All in all, education requires an unbiased data-driven approach that uncovers how skills are learned. A graph-based Elo rating approach helps learners practice at their optimal level of difficulty and gives insight into where practice is most beneficial. We look forward to testing our generalizable approach to help understand the underlying skill requirements for maths and improve maths learning.

## References

Anderson, J. R., Corbett, A. T., Koedinger, K. R., & Pelletier, R. (1995). Cognitive tutors: lesson learned. *The Journal of the Learning Sciences, 2*(2), 167–207.

Elo, A. (1978). *The rating of Chessplayers, Past and present.* New York: Arco Publishers.

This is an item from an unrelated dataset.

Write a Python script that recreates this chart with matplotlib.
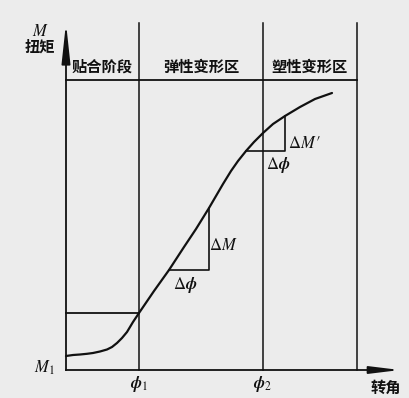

Ericsson, K. A. (2006). *The Cambridge handbook of expertise and expert performance. chapter The Influence of experience and Deliberate Practice on the Development of Superior Expert Performance. *Cambridge University Press.

Falmagne, J.-C., Koppen, M., Villano, M., Doignon, J.-P., & Johannesen, L. (1990). Introduction to knowledge spaces: How to build, test, and search them. *Psychological Review, 97*(2), 201.

Klinkenberg, S., Straatemeier, M., & van der Maas, HLJ (2011). Computer adaptive practice of maths ability using a new item response model for on the fly ability and difficulty estimation. *Computers & Education, 57*(2), 1813–1824. https://doi.org/10.1016/j.compedu.2011.02.003

Straatemeier, M. (2014). Math Garden: A new educational and scientific instrument. [Thesis, fully internal, University of Amsterdam].

Taatgen, N.A., Hoekstra, C., Blankestijn, J.A. (2024). Data-driven cognitive skills with an application in personalized education. Proceedings of the Annual Meeting of the Cognitive Science Society. Accepted for publication.